Today is November 1. I was kind of surprised to remember it when I opened the devotional and found--no more pages! Had to dig out the new one I had squirreled away somewhere. Jesus and the 10 lepers, foreigners who ran off and heeded his instructions, one running back to thank him. "Get up and go; your faith has made you well." How often that theme repeats through the Gospels in various scenarios of healing, of being healed by God in the form of a man.
Anyway. It is cloudy and so it is dark. I saw faint stars when I first opened the back door to let out Bella, but they were obscured by cloud by the time we walked. It warmed up slightly and at this time of year, slightly feels like a lot. And so I have been warm and wondering -- Is it warm, or is it me? Warm. There was a wind out of the north that felt delightful. Cooling, fresh. I got sweaty as we walked in my hat and gloves and layers of clothing. I had unzipped my jacket even and of course there was no frost.

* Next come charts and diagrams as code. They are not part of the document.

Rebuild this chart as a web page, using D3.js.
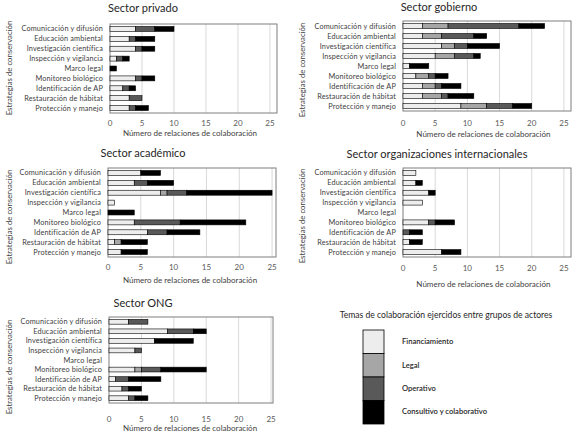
<!DOCTYPE html>
<html>
<head>
<meta charset="utf-8">
<script src="https://cdn.jsdelivr.net/npm/d3@7"></script>
<style>
  body { margin: 0; background: #fff; }
  svg { display: block; font-family: Lato, "Liberation Sans", sans-serif; }
</style>
</head>
<body>
<svg id="chart" width="581" height="434"></svg>
<script>
// Categorías (estrategias de conservación)
const categorias = [
  "Comunicación y difusión", "Educación ambiental", "Investigación científica",
  "Inspección y vigilancia", "Marco legal", "Monitoreo biológico",
  "Identificación de AP", "Restauración de hábitat", "Protección y manejo"
];
const temas = ["Financiamiento", "Legal", "Operativo", "Consultivo y colaborativo"];
const colores = ["#ededed", "#a6a6a6", "#595959", "#000000"];
const ticksX = [0, 5, 10, 15, 20, 25];

// Valores por sector: [financiamiento, legal, operativo, consultivo]
const privado = [
  [4, 3, 4, 1, 0, 4, 2, 3, 3],
  [0, 0, 0, 0, 0, 0, 0, 0, 0],
  [3, 1, 1, 1, 0, 1, 1, 2, 1],
  [3, 3, 2, 1, 1, 2, 1, 0, 2]
];
const gobierno = [
  [3, 3, 6, 5, 1, 2, 3, 3, 9],
  [4, 3, 2, 3, 0, 2, 2, 3, 4],
  [11, 5, 2, 3, 0, 1, 1, 1, 4],
  [4, 2, 5, 1, 3, 2, 3, 4, 3]
];
const academico = [
  [5, 4, 8, 1, 0, 4, 6, 1, 2],
  [0, 0, 1, 0, 0, 0, 0, 1, 0],
  [0, 2, 3, 0, 0, 7, 3, 0, 0],
  [3, 4, 13, 0, 4, 10, 5, 4, 4]
];
const internacional = [
  [2, 2, 4, 3, 0, 4, 0, 1, 6],
  [0, 0, 0, 0, 0, 0, 0, 0, 0],
  [0, 0, 0, 0, 0, 1, 1, 0, 0],
  [0, 1, 1, 0, 0, 3, 2, 2, 3]
];
const ong = [
  [3, 9, 7, 4, 0, 4, 1, 2, 3],
  [0, 0, 0, 0, 0, 1, 0, 0, 0],
  [3, 4, 0, 1, 0, 3, 2, 1, 1],
  [0, 2, 6, 0, 0, 7, 5, 2, 2]
];

// Posición de cada panel
const paneles = [
  { titulo: "Sector privado", datos: privado, x0: 110, x1: 277, max: 26.1, top: 24, bottom: 113, tx: 143, ty: 12, tick: 126, eje: 136, ey: 68 },
  { titulo: "Sector gobierno", datos: gobierno, x0: 403, x1: 571, max: 26.1, top: 21, bottom: 111, tx: 439, ty: 10.5, tick: 126, eje: 137, ey: 70 },
  { titulo: "Sector académico", datos: academico, x0: 108, x1: 276, max: 25.6, top: 168, bottom: 257, tx: 143, ty: 157, tick: 270, eje: 283, ey: 217 },
  { titulo: "Sector organizaciones internacionales", datos: internacional, x0: 403, x1: 571, max: 26.1, top: 168, bottom: 257, tx: 437, ty: 158, tick: 271, eje: 287, ey: 216 },
  { titulo: "Sector ONG", datos: ong, x0: 109, x1: 273, max: 25.3, top: 317, bottom: 403, tx: 143, ty: 307, tick: 422, eje: 431, ey: 367 }
];

const svg = d3.select("#chart");

paneles.forEach(p => {
  const g = svg.append("g");

  const x = d3.scaleLinear().domain([0, p.max]).range([p.x0, p.x1]);
  const y = d3.scaleBand().domain(categorias).range([p.top, p.bottom])
    .paddingInner(0.5).paddingOuter(0.25);

  // líneas de cuadrícula
  g.selectAll(".grid").data(ticksX.slice(1)).enter().append("line")
    .attr("x1", d => x(d)).attr("x2", d => x(d))
    .attr("y1", p.top).attr("y2", p.bottom)
    .attr("stroke", "#d9d9d9").attr("stroke-width", 1);

  // marco del área de trazado
  g.append("rect")
    .attr("x", p.x0).attr("y", p.top)
    .attr("width", p.x1 - p.x0).attr("height", p.bottom - p.top)
    .attr("fill", "none").attr("stroke", "#7f7f7f").attr("stroke-width", 1);

  // barras apiladas
  const series = d3.stack().keys(d3.range(temas.length))
    .value((d, k) => p.datos[k][d])(d3.range(categorias.length));

  series.forEach((s, k) => {
    g.selectAll(".b" + k).data(s.filter(d => d[1] > d[0])).enter().append("rect")
      .attr("x", d => x(d[0]))
      .attr("width", d => x(d[1]) - x(d[0]))
      .attr("y", d => y(categorias[d.data]))
      .attr("height", y.bandwidth())
      .attr("fill", colores[k])
      .attr("stroke", "#000").attr("stroke-width", 0.6);
  });

  // etiquetas de categorías
  g.selectAll(".cat").data(categorias).enter().append("text")
    .attr("x", p.x0 - 7)
    .attr("y", d => y(d) + y.bandwidth() / 2)
    .attr("dy", "0.35em")
    .attr("text-anchor", "end")
    .attr("font-size", 7.3)
    .attr("letter-spacing", 0.15)
    .attr("fill", "#404040")
    .text(d => d);

  // marcas del eje X
  g.selectAll(".tick").data(ticksX).enter().append("text")
    .attr("x", d => x(d)).attr("y", p.tick)
    .attr("text-anchor", "middle")
    .attr("font-size", 8).attr("fill", "#595959")
    .text(d => d);

  g.append("text")
    .attr("x", x(12.5)).attr("y", p.eje)
    .attr("text-anchor", "middle")
    .attr("font-size", 8).attr("fill", "#404040")
    .text("Número de relaciones de colaboración");

  // título del eje Y
  g.append("text")
    .attr("transform", `translate(${p.x0 < 200 ? 12 : 305},${p.ey}) rotate(-90)`)
    .attr("text-anchor", "middle")
    .attr("font-size", 7.8).attr("fill", "#404040")
    .text("Estrategias de conservación");

  // título del panel
  g.append("text")
    .attr("x", p.tx).attr("y", p.ty)
    .attr("text-anchor", "middle")
    .attr("font-size", 11).attr("fill", "#262626")
    .text(p.titulo);
});

// Leyenda
const leyenda = svg.append("g");
leyenda.append("text")
  .attr("x", 446).attr("y", 318)
  .attr("text-anchor", "middle")
  .attr("font-size", 8.6).attr("fill", "#262626")
  .text("Temas de colaboración ejercidos entre grupos de actores");

const ly = d3.scaleBand().domain(temas).range([330, 424]);
leyenda.selectAll(".sw").data(temas).enter().append("rect")
  .attr("x", 363).attr("width", 21)
  .attr("y", d => ly(d)).attr("height", ly.bandwidth())
  .attr("fill", (d, i) => colores[i])
  .attr("stroke", "#000").attr("stroke-width", 0.8);
leyenda.selectAll(".lt").data(temas).enter().append("text")
  .attr("x", 402)
  .attr("y", (d, i) => ly(d) + ly.bandwidth() / 2 + (i === 3 ? -1 : 0))
  .attr("dy", "0.35em")
  .attr("font-size", 7.6).attr("font-weight", 600).attr("fill", "#262626")
  .text(d => d);
</script>
</body>
</html>
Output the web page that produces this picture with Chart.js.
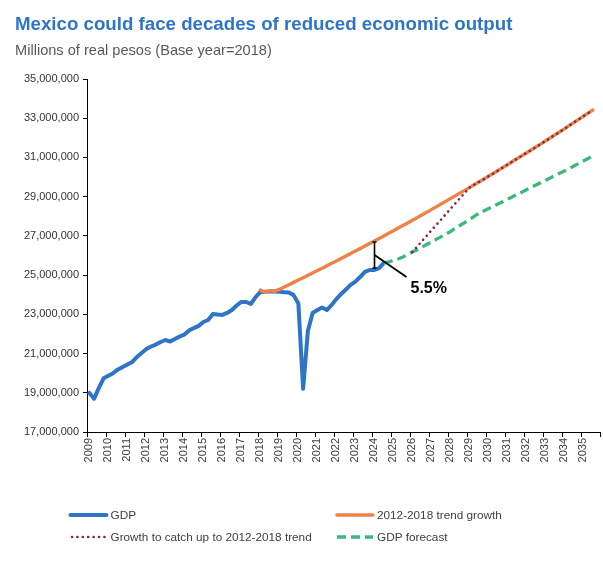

My mind is all a'scramble. I don't know what to write here. It is Saturday and I slept well. I am looking forward to soaking my tired, hardworking body in a hot bath. I am looking forward to going to the library and getting some new books. I bought sufficient food at Byron's on my way home yesterday, so I don't have to go down there today. I can still clean the church early Sundays because the clocks change tonight, and it will be light early and so I can go clean. Especially yet with no salty floors to mop. I so much prefer going early Sunday -- as long as it is light and there is no snow and ice -- to going Saturday afternoons. I may vacuum today (or tomorrow) and there are dishes to do. I also plan to cook beans. I wonder if this change in the sky means that rain is coming?
I was so tired last night. But it was an okay night to be tired. Halloween but not this far up the hill. Not. No. I didn't even see any trick or treaters but I didn't look and I certainly was not taking the dogs out as that is the night the ghoulies are out and about. No.
Inca slept with us again. I purposely found her and brought her in. I saw her on the counter waiting for me, an expectant look on her face. I hear a cat fight out front right now. Might be Maya. Who insists on going out. Tho I kept her inside last night too. I just went and checked. Of course as soon as I turned on the porch light and went out, silence. Like kids they are. Silence. No more thumping, growling, roaring. Nothing. I called her name a few times. I gathered up the umbrella I had left out there from early week rain. Came back in. Here I am. Life. It reminds me of when the dogs are eating something they shouldn't, and I say, "What are you eating--" and they instantly stop chewing, like guilty children, wide-eyed, "Nothing!"
The heat just turned on from me going out, but it really doesn't feel cold. I have it set around 55. Maybe it is me who is warm.
I am now in the bathroom. Couldn't put it off any longer. I seem to have my diet on a good place these days. More fruit, nuts.
Oh anyway. I am sure Fergus will want me to let him out once I go back into the kitchen. Little Zem is in the bathroom, as always. She hangs out in here. She is like a little mouse. An odd, small cat. Very odd. They are all odd and most often they drive me nuts. (Not a long drive.)